PROBLEM TO SOLVE -
In the entries below, which lines run from the one containing "Clone this chart in Chart.js." to the one containing "var title = 'Clear"? Copy exactly those lines, ends included, and no others.

INFORMATION SUPPLIED -
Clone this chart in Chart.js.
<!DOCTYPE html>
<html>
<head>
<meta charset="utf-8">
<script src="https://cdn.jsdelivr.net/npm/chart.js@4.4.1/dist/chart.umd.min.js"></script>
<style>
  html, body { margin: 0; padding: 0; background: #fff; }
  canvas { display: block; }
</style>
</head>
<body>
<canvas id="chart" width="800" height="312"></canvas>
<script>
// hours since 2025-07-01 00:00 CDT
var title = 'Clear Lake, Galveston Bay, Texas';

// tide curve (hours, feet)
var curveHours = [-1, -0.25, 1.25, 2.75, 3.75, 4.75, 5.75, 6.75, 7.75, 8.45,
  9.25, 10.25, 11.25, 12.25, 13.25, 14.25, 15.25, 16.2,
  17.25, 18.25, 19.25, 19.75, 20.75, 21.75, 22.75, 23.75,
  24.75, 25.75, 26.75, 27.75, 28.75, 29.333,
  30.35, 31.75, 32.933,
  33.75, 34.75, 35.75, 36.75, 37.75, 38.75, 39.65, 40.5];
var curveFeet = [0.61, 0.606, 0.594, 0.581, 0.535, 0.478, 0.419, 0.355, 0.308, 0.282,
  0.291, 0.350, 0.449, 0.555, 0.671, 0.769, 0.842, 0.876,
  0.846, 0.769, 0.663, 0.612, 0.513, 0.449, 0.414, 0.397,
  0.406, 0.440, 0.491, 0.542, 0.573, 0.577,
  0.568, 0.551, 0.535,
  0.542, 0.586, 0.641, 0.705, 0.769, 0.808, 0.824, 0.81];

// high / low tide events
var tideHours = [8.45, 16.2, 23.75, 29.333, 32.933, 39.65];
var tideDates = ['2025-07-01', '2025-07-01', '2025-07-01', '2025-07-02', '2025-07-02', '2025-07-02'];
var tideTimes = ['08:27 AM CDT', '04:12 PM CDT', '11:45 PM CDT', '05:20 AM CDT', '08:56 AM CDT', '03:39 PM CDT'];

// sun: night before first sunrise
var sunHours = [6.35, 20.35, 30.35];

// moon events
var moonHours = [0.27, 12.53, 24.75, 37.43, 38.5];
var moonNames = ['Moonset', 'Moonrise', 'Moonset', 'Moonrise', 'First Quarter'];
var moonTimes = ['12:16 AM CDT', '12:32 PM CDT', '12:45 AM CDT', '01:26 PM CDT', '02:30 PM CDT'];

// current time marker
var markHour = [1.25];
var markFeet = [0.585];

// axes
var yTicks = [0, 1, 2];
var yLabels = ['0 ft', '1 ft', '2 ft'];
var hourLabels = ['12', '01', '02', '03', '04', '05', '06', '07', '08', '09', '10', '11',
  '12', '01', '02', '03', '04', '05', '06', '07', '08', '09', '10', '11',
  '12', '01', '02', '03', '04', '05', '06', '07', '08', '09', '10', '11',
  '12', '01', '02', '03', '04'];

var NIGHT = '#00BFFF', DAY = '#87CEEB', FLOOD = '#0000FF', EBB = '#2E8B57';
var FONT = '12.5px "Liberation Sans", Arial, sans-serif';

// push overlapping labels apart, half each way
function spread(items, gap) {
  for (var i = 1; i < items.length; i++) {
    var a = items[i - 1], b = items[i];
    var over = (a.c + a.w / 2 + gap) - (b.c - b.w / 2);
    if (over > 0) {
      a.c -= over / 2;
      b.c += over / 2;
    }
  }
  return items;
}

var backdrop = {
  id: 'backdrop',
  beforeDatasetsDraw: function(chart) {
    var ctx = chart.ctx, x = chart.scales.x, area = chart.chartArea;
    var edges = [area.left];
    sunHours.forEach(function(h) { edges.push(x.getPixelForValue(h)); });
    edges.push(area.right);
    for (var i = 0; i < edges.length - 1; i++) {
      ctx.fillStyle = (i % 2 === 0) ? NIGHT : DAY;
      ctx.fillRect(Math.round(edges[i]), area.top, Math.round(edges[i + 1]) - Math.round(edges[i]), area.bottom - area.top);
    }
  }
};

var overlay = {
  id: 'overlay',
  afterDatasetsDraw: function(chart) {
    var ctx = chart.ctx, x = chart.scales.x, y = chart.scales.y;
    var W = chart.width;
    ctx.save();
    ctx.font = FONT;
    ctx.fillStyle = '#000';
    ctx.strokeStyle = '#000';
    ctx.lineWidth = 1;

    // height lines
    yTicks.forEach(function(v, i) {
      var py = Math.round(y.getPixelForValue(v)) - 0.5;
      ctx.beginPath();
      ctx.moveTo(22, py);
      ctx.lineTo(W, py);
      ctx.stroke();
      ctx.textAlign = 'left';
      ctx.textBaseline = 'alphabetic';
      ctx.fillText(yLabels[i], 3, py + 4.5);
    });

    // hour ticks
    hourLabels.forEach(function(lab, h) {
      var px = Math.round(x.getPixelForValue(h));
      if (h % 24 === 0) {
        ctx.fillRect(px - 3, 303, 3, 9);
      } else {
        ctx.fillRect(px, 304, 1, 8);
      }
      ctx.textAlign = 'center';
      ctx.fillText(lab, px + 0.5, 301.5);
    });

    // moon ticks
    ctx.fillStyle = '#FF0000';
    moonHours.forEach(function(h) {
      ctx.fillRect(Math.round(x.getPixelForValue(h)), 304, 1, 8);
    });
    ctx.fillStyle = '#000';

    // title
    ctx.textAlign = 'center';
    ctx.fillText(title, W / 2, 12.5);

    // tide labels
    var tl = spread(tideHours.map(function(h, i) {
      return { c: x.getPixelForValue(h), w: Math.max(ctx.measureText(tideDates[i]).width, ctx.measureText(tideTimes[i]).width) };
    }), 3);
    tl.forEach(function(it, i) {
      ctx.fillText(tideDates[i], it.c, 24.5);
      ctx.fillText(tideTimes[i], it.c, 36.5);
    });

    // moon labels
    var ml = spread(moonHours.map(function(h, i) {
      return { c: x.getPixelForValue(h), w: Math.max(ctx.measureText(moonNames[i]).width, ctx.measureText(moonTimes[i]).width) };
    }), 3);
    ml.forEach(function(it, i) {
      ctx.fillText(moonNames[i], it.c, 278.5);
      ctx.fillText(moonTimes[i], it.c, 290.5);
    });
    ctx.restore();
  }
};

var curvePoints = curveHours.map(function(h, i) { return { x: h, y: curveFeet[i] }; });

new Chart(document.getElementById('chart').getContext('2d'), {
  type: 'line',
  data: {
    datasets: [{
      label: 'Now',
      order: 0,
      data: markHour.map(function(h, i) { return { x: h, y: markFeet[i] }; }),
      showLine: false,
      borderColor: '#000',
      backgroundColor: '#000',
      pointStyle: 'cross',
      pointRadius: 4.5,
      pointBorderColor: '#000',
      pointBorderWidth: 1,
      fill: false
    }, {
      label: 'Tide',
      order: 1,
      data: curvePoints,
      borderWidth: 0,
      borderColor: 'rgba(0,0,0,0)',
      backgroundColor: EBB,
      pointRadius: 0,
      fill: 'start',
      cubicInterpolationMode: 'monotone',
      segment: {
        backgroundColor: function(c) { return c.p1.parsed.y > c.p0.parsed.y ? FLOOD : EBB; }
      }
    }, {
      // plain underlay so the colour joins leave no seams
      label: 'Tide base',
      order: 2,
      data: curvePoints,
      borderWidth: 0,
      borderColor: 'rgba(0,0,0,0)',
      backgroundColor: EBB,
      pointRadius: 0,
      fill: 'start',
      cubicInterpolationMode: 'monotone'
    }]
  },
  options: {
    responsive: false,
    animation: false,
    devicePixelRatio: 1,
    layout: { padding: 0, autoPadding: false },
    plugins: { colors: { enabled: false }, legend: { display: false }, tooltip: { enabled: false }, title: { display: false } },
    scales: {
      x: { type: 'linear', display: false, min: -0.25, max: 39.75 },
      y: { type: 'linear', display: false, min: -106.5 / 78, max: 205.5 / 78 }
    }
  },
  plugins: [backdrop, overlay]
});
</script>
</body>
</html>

--

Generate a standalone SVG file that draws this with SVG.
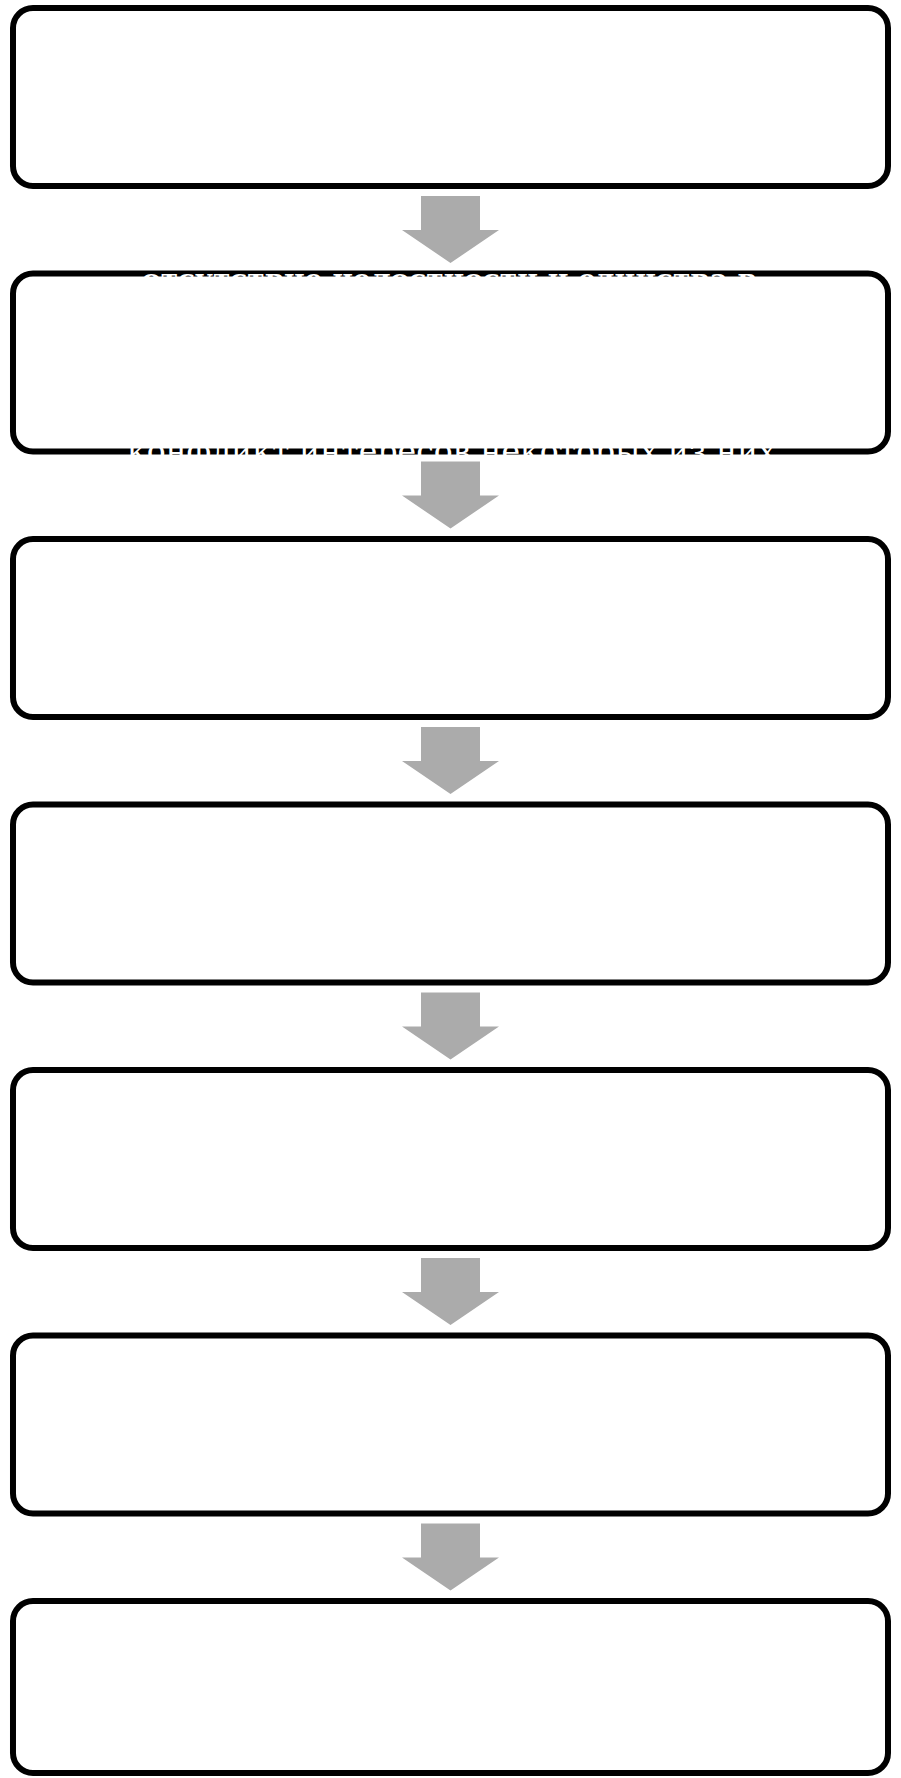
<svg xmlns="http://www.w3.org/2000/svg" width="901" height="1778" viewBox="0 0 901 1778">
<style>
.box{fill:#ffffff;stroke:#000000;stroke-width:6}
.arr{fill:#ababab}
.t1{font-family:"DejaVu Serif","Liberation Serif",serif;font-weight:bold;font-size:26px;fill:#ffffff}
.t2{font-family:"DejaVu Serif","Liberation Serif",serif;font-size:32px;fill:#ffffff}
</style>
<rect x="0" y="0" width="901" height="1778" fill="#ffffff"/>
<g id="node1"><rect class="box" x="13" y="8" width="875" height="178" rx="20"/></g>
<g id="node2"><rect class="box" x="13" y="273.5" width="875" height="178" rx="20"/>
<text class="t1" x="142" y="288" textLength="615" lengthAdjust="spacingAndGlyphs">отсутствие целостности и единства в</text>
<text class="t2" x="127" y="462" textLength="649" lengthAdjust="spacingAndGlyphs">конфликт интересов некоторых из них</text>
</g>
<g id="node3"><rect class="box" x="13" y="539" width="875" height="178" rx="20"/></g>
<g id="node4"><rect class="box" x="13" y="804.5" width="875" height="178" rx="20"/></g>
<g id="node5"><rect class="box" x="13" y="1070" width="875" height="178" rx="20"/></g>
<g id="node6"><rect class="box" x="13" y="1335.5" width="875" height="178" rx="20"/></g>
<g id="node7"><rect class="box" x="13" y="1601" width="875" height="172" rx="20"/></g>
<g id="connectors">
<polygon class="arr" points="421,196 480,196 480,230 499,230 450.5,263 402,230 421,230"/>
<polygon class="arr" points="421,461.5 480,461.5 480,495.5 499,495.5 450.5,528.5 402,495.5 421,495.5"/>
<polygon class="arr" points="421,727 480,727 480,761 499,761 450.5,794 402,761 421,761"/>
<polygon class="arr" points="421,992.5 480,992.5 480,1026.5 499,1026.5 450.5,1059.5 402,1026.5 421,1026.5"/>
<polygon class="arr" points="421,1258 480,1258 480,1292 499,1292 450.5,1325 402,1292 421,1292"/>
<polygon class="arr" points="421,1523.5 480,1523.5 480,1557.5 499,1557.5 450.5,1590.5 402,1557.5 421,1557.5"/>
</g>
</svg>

EXERCISE SOLUTION -
Clone this chart in Chart.js.
<!DOCTYPE html>
<html>
<head>
<meta charset="utf-8">
<script src="https://cdn.jsdelivr.net/npm/chart.js@4.4.1/dist/chart.umd.min.js"></script>
<style>
  html, body { margin: 0; padding: 0; background: #fff; }
  canvas { display: block; }
</style>
</head>
<body>
<canvas id="chart" width="800" height="312"></canvas>
<script>
// hours since 2025-07-01 00:00 CDT
var title = 'Clear Lake, Galveston Bay, Texas';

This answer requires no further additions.